Evaluation stage: Reflect on the project successes as well as end users’ concerns about the post-occupancy phase. 

Part of this shift to engage staff with their workplace includes treating them as customers. 

“We have a lot to learn from the experience economy,” said Katsikakis. “How much does as cup of coffee really cost? We pay five dollars a coffee for the experience. We recognise in the choices we make in our lives as consumers how much experience matters.”


What this means for workplaces, especially when employees have the choice to work from home, is that they need to be on-demand and flexible, and able to support individuals and corporations.


“When we choose to come into the office, we don’t want to sit at rows of grey desks,” said Katsikakis. People want to have meaningful engagement with others to help drive creativity but also be able to disconnect, focus and recharge. 


There is a large degree of customisability of spaces for individuals in all of the above. Katsikakis gave the example of a three-year-old child who uses Alexa at home. What will she expect when she joins the workforce? 


“She certainly won’t put up with temperature and lighting she doesn’t like,” said Katsikakis. “She’s going to think of the environment as a theatre set-up that’s reconfigurable to adjust to the demands of the people using the space.”


The proliferation of technology is particularly exciting from a facilities or workplace manager’s perspective. Buildings are communicating with managers and the continuous streams of data allow for redesigns and flexibility in real-time responses to organisational needs. 


Technology is providing FMs with insights and abilities to improve occupants’ experiences, but as AI becomes more pervasive, emotional intelligence should be prized, said Colleen Conklin, director of research at Sodexo.


Drawing on work by psychologists Daniel Goleman and Cary Cooper, Conklin stressed the value of emotionally and socially intelligent leadership, noting that it should lead workplace management.


The four domains of emotional intelligence include:

Self-awareness: Understanding your own internal states, preferences, resources, and intuitions. 

Self-management: Managing your own internal states, impulses, and resources.

Social awareness: Understanding how others handle relationships and being aware aware of their feelings, needs and concerns.
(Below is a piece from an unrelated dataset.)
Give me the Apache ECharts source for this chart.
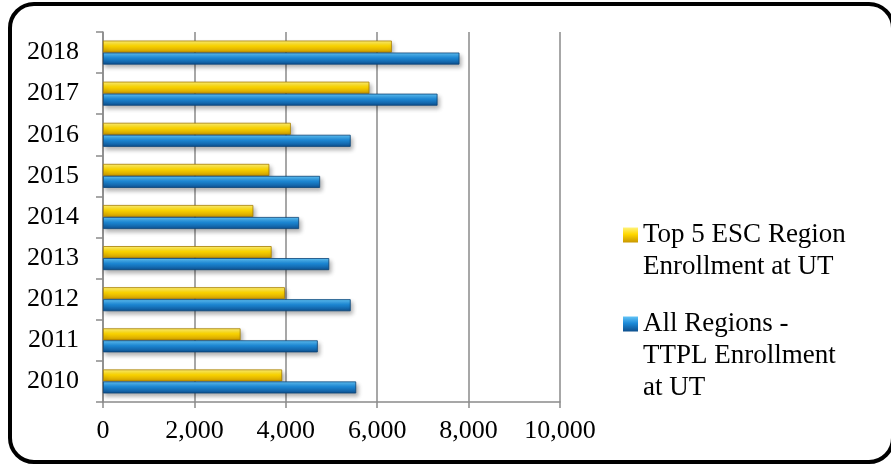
<!DOCTYPE html>
<html>
<head>
<meta charset="utf-8">
<script src="https://cdn.jsdelivr.net/npm/echarts@6/dist/echarts.min.js"></script>
<style>
  html, body { margin: 0; padding: 0; background: #fff; }
  #chart { width: 891px; height: 465px; }
</style>
</head>
<body>
<div id="chart"></div>
<script>
var years = ['2010', '2011', '2012', '2013', '2014', '2015', '2016', '2017', '2018']
var top5Name = 'Top 5 ESC Region\nEnrollment at UT'
var allName = 'All Regions -\nTTPL Enrollment\nat UT'
var top5Values = [3920, 3010, 3980, 3690, 3290, 3640, 4110, 5830, 6320]
var allValues = [5540, 4700, 5420, 4950, 4290, 4750, 5420, 7320, 7800]
var xTicks = [0, 2000, 4000, 6000, 8000, 10000]

var font = '"Liberation Serif", "DejaVu Serif", serif'
var gray = '#8a8a8a'

// vertical gradient squeezed into [0, end] of the shape height
function grad (c1, c2, c3, end) {
  end = end || 1
  return new echarts.graphic.LinearGradient(0, 0, 0, 1, [
    {offset: 0, color: c1},
    {offset: 0.45 * end, color: c2},
    {offset: end, color: c3},
    {offset: 1, color: c3}
  ])
}
var yellow = ['#fff27a', '#ffd800', '#c99700']
var blue = ['#62c4f7', '#1d8ad8', '#0d4f8e']

// legend squares sit on the first text line: a 15px square plus an empty point below it
var iconTwoLines = 'path://M0,0L15,0L15,15L0,15Z M7.5,47L7.51,47'
var iconThreeLines = 'path://M0,0L15,0L15,15L0,15Z M7.5,79L7.51,79'

var chart = echarts.init(document.getElementById('chart'))
var barShadow = {shadowBlur: 4, shadowOffsetX: 2, shadowOffsetY: 3, shadowColor: 'rgba(0,0,0,0.3)'}

chart.setOption({
  backgroundColor: '#fff',
  animation: false,
  textStyle: {fontFamily: font, color: '#000'},
  graphic: [{
    type: 'rect',
    shape: {x: 10, y: 4, width: 883, height: 458, r: 24},
    style: {fill: 'none', stroke: '#000', lineWidth: 4},
    z: 100
  }],
  grid: {left: 103, right: 331, top: 32, bottom: 63, containLabel: false},
  legend: {
    orient: 'vertical',
    left: 623,
    top: 219,
    padding: 0,
    itemWidth: 15,
    itemHeight: 79,
    itemGap: 25,
    textStyle: {fontFamily: font, fontSize: 27, color: '#000', lineHeight: 32},
    data: [
      {name: top5Name, icon: iconTwoLines,
        itemStyle: {color: grad(yellow[0], yellow[1], yellow[2], 15 / 47), borderWidth: 0}},
      {name: allName, icon: iconThreeLines,
        itemStyle: {color: grad(blue[0], blue[1], blue[2], 15 / 79), borderWidth: 0}}
    ]
  },
  xAxis: {
    type: 'value',
    min: xTicks[0],
    max: xTicks[xTicks.length - 1],
    interval: 2000,
    axisLine: {show: true, lineStyle: {color: gray, width: 1.5}},
    axisTick: {show: true, length: 6, lineStyle: {color: gray, width: 1.5}},
    splitLine: {show: true, lineStyle: {color: gray, width: 1.5}},
    axisLabel: {
      fontFamily: font, fontSize: 26, color: '#000', margin: 16,
      formatter: function (v) { return v.toLocaleString('en-US') }
    }
  },
  yAxis: {
    type: 'category',
    data: years,
    axisLine: {show: true, lineStyle: {color: gray, width: 1.5}},
    axisTick: {show: true, length: 7, lineStyle: {color: gray, width: 1.5}},
    axisLabel: {fontFamily: font, fontSize: 26, color: '#000', margin: 24}
  },
  series: [
    {
      name: top5Name,
      type: 'bar',
      data: top5Values,
      barWidth: 12,
      barGap: '0%',
      itemStyle: Object.assign({color: grad(yellow[0], yellow[1], yellow[2]), borderColor: '#a77d00', borderWidth: 0.8}, barShadow)
    },
    {
      name: allName,
      type: 'bar',
      data: allValues,
      barWidth: 12,
      barGap: '0%',
      itemStyle: Object.assign({color: grad(blue[0], blue[1], blue[2]), borderColor: '#0a4477', borderWidth: 0.8}, barShadow)
    }
  ]
})
</script>
</body>
</html>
Relationship management: Being able to induce desirable responses in others. 


The emotionally intelligent workplace

Conklin contended that by focusing on the above, a holistic workplace could be created to include space for employees to express their emotions, collaborate and have honest conversations. They can give their best selves and employers will benefit from this too.


FMs role in all of this is to be “leaders of change management… and understand the needs of the people we service”, said Conklin. They need to become familiar with the space where “human assets meet physical assets” to discover the “touch points” that make the workplace experience favourable.


What we measure and how we do it have changed, said Katsikakis. “Rather than decreasing the cost of things, we’re looking at how we’re actually decreasing things that matter. Reduce wasted space, absenteeism, wasted time, stress, outdated policies, and instead increase choice, well-being, engagement, ideas, collaboration.”

She said this means emphasis will be on shared services, amenities and experiences, and real-time data to demonstrate the value these have on performance. “Within that, FM becomes this conductor, this facilitator of that whole experience.” 


The workplaces that staff need, experts will tell you, are those that allow them to engage creatively with the space and the people in it. They should provide comfort and stimulation as well as room for collaboration and solitude. That’s a lot of pressure to place on designers and FMs, but as with all progress, gradual change implemented with employees’ feedback and analysed data will smooth the transition.